Importance of trade mark registration highlighted as MONSTER ENERGY case dismissed

In Hansen Beverage Company v Bickfords (Australia) Pty Ltd [2008] FCA 406 (31 March 2008) the success or otherwise of both the claim and the cross-claim turned on each party evidencing a sufficient reputation of its product amongst Australian customers by reference to the unregistered marks MONSTER and MONSTER ENERGY in the context of deciding whether there had been a passing off at common law or a contravention of s 52 of the Trade Practices Act 1974 (Cth) (TPA).

The applicant (Hansen) alleged that the adoption of the brand MONSTER ENERGY (the second biggest selling energy drink in the world, behind Red Bull), or its contraction MONSTER, for energy drinks by the respondents (Bickfords) conveyed a misrepresentation that the Bickfords product is the product of Hansen or is associated with Hansen. If not, then conversely the cross-claim required Bickfords to establish whether at the relevant time it had a sufficient reputation in Australia in the mark MONSTER ENERGY, or its contraction MONSTER to succeed in its own claim as against Hansen.

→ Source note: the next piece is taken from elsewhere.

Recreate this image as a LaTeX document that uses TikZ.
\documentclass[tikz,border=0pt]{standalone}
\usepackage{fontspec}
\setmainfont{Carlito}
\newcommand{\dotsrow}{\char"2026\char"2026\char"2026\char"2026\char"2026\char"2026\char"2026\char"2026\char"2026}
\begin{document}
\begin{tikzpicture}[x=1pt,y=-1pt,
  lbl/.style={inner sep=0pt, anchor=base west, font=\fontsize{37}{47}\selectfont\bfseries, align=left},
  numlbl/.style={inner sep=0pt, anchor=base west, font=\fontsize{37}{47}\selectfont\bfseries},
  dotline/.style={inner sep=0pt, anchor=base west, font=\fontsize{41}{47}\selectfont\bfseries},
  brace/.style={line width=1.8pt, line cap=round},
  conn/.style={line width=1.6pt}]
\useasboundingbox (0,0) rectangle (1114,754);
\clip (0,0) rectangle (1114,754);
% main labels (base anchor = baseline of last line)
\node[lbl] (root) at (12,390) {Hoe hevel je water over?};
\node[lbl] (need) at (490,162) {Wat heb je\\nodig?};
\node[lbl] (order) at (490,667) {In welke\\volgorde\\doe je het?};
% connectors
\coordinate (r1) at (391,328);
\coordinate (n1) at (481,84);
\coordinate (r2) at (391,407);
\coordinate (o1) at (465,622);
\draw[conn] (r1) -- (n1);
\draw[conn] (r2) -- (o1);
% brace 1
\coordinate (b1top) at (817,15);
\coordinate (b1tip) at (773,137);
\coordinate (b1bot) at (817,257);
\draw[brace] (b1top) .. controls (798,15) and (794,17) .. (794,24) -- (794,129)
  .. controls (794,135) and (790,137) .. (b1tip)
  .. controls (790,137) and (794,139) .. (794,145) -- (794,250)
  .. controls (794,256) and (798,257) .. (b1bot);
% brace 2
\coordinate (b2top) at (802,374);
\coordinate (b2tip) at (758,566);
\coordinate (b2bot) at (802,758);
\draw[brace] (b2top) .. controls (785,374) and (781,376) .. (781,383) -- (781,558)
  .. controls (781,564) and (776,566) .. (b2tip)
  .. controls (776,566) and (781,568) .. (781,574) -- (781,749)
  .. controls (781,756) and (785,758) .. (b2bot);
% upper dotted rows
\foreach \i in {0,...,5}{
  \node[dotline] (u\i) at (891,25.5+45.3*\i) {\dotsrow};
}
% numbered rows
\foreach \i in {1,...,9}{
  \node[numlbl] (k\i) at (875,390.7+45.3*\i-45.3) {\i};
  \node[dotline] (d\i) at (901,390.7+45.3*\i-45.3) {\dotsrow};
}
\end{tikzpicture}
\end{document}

The parties agreed that the similarities between the products could relevantly mislead or deceive for the purposes of the TPA and the tort of passing off.

Approach

The Court approached the question of the operation of s 52 of the TPA by requiring it to be established that a significant or substantial proportion of persons who would be potential customers within Australia would be likely to be misled.

Date of reputation

The Court held that the relevant date at which Hansen’s reputation was to be assessed is (up to) the date on which the relevant Bickfords’ products were available to consumers, on the basis that that consumers could not be misled or deceived until the product was available for purchase.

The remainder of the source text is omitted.